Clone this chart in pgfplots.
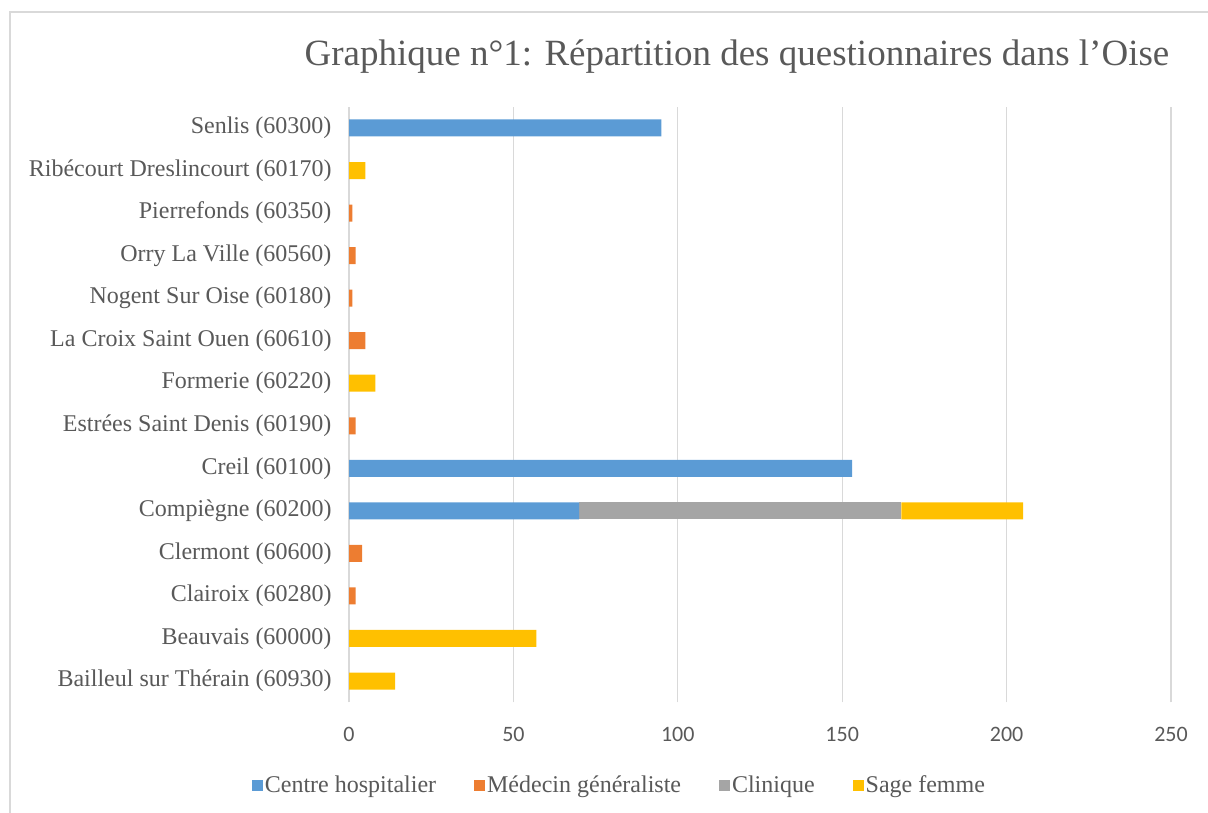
\documentclass[border=0pt]{standalone}
\usepackage{fontspec}
\setmainfont{Liberation Serif}
\newfontfamily\carlito{Carlito}
\newfontfamily\lserif{Liberation Serif}
\usepackage{pgfplots}
\pgfplotsset{compat=1.18}
\definecolor{cCH}{HTML}{5B9BD5}
\definecolor{cMG}{HTML}{ED7D31}
\definecolor{cCl}{HTML}{A5A5A5}
\definecolor{cSF}{HTML}{FFC000}
\definecolor{gridc}{HTML}{D9D9D9}
\definecolor{txtg}{HTML}{595959}
\pgfplotstableread{
idx CH MG Cl SF
0 0 0 0 14
1 0 0 0 57
2 0 2 0 0
3 0 4 0 0
4 70 0 98 37
5 153 0 0 0
6 0 2 0 0
7 0 0 0 8
8 0 5 0 0
9 0 1 0 0
10 0 2 0 0
11 0 1 0 0
12 0 0 0 5
13 95 0 0 0
}\datatable
\newcommand\legfont{\lserif\fontsize{24bp}{28bp}\selectfont}
\begin{document}
\begin{tikzpicture}
\useasboundingbox (0,0) rectangle (1208bp,813bp);
\draw[color=gridc, line width=1.2bp] (10bp,0bp) -- (10bp,801bp) -- (1208bp,801bp);
\node[font=\rmfamily\fontsize{37bp}{42bp}\selectfont, text=txtg] at (737bp,756bp) {Graphique n°1: Répartition des questionnaires dans l'Oise};
\begin{axis}[
  at={(349bp,110.7bp)}, anchor=south west,
  scale only axis, width=822bp, height=595.6bp,
  xmin=0, xmax=250, ymin=-0.5, ymax=13.5,
  xbar stacked, bar width=17bp,
  xtick={0,50,100,150,200,250},
  ytick={0,...,13},
  yticklabels={Bailleul sur Thérain (60930),Beauvais (60000),Clairoix (60280),Clermont (60600),Compiègne (60200),Creil (60100),Estrées Saint Denis (60190),Formerie (60220),La Croix Saint Ouen (60610),Nogent Sur Oise (60180),Orry La Ville (60560),Pierrefonds (60350),Ribécourt Dreslincourt (60170),Senlis (60300)},
  xmajorgrids, major grid style={color=gridc, line width=1.2bp},
  axis line style={draw=none}, major tick style={draw=none},
  /pgf/number format/assume math mode=true,
  xticklabel style={font=\carlito\fontsize{22bp}{26bp}\selectfont, text=txtg, yshift=-21bp},
  yticklabel style={font=\rmfamily\fontsize{24bp}{28bp}\selectfont, text=txtg, xshift=-14bp},
  legend columns=-1,
  legend style={draw=none, at={(0.329,-0.139)}, anchor=center, font=\legfont, text=txtg,
    nodes={font=\legfont, text=txtg},
    /tikz/every even column/.append style={column sep=36bp},
    /tikz/every odd column/.append style={inner xsep=0bp}},
  legend image code/.code={\fill[#1] (0bp,-5.5bp) rectangle (11bp,5.5bp);},
]
\addplot[fill=cCH, draw=none] table[x=CH, y=idx] {\datatable};
\addplot[fill=cMG, draw=none] table[x=MG, y=idx] {\datatable};
\addplot[fill=cCl, draw=none] table[x=Cl, y=idx] {\datatable};
\addplot[fill=cSF, draw=none] table[x=SF, y=idx] {\datatable};
\legend{{\legfont Centre hospitalier}, {\legfont Médecin généraliste}, {\legfont Clinique}, {\legfont Sage femme}}
\end{axis}
\end{tikzpicture}
\end{document}
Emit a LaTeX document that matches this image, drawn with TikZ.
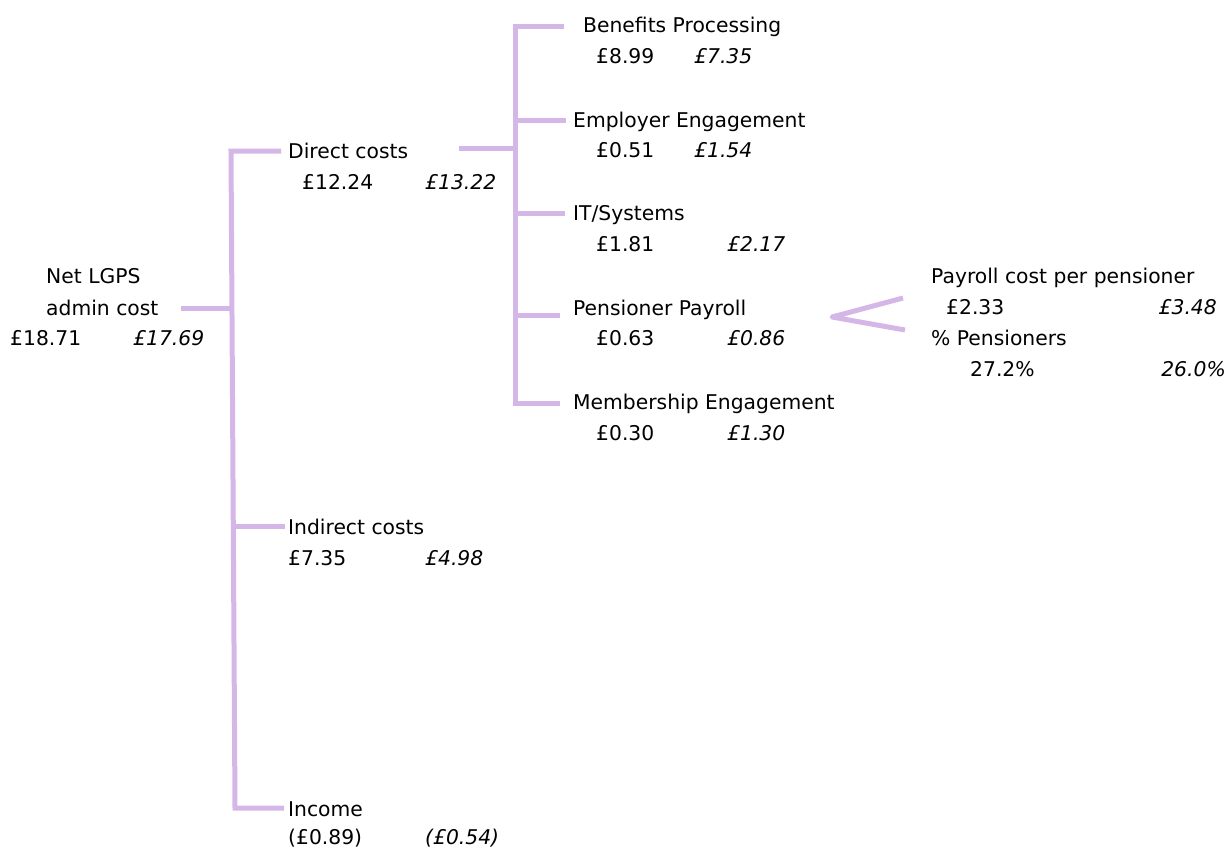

# # # # #

• WHAT IS BEING ASKED:
Transcribe the whole listing, character for character, but not its images.

• SOLVED PROBLEM:
Clone this chart in pgfplots.
\documentclass[border=0pt]{standalone}
\usepackage{fontspec}
\setmainfont{Liberation Serif}
\newfontfamily\carlito{Carlito}
\newfontfamily\lserif{Liberation Serif}
\usepackage{pgfplots}
\pgfplotsset{compat=1.18}
\definecolor{cCH}{HTML}{5B9BD5}
\definecolor{cMG}{HTML}{ED7D31}
\definecolor{cCl}{HTML}{A5A5A5}
\definecolor{cSF}{HTML}{FFC000}
\definecolor{gridc}{HTML}{D9D9D9}
\definecolor{txtg}{HTML}{595959}
\pgfplotstableread{
idx CH MG Cl SF
0 0 0 0 14
1 0 0 0 57
2 0 2 0 0
3 0 4 0 0
4 70 0 98 37
5 153 0 0 0
6 0 2 0 0
7 0 0 0 8
8 0 5 0 0
9 0 1 0 0
10 0 2 0 0
11 0 1 0 0
12 0 0 0 5
13 95 0 0 0
}\datatable
\newcommand\legfont{\lserif\fontsize{24bp}{28bp}\selectfont}
\begin{document}
\begin{tikzpicture}
\useasboundingbox (0,0) rectangle (1208bp,813bp);
\draw[color=gridc, line width=1.2bp] (10bp,0bp) -- (10bp,801bp) -- (1208bp,801bp);
\node[font=\rmfamily\fontsize{37bp}{42bp}\selectfont, text=txtg] at (737bp,756bp) {Graphique n°1: Répartition des questionnaires dans l'Oise};
\begin{axis}[
  at={(349bp,110.7bp)}, anchor=south west,
  scale only axis, width=822bp, height=595.6bp,
  xmin=0, xmax=250, ymin=-0.5, ymax=13.5,
  xbar stacked, bar width=17bp,
  xtick={0,50,100,150,200,250},
  ytick={0,...,13},
  yticklabels={Bailleul sur Thérain (60930),Beauvais (60000),Clairoix (60280),Clermont (60600),Compiègne (60200),Creil (60100),Estrées Saint Denis (60190),Formerie (60220),La Croix Saint Ouen (60610),Nogent Sur Oise (60180),Orry La Ville (60560),Pierrefonds (60350),Ribécourt Dreslincourt (60170),Senlis (60300)},
  xmajorgrids, major grid style={color=gridc, line width=1.2bp},
  axis line style={draw=none}, major tick style={draw=none},
  /pgf/number format/assume math mode=true,
  xticklabel style={font=\carlito\fontsize{22bp}{26bp}\selectfont, text=txtg, yshift=-21bp},
  yticklabel style={font=\rmfamily\fontsize{24bp}{28bp}\selectfont, text=txtg, xshift=-14bp},
  legend columns=-1,
  legend style={draw=none, at={(0.329,-0.139)}, anchor=center, font=\legfont, text=txtg,
    nodes={font=\legfont, text=txtg},
    /tikz/every even column/.append style={column sep=36bp},
    /tikz/every odd column/.append style={inner xsep=0bp}},
  legend image code/.code={\fill[#1] (0bp,-5.5bp) rectangle (11bp,5.5bp);},
]
\addplot[fill=cCH, draw=none] table[x=CH, y=idx] {\datatable};
\addplot[fill=cMG, draw=none] table[x=MG, y=idx] {\datatable};
\addplot[fill=cCl, draw=none] table[x=Cl, y=idx] {\datatable};
\addplot[fill=cSF, draw=none] table[x=SF, y=idx] {\datatable};
\legend{{\legfont Centre hospitalier}, {\legfont Médecin généraliste}, {\legfont Clinique}, {\legfont Sage femme}}
\end{axis}
\end{tikzpicture}
\end{document}
Emit a LaTeX document that matches this image, drawn with TikZ.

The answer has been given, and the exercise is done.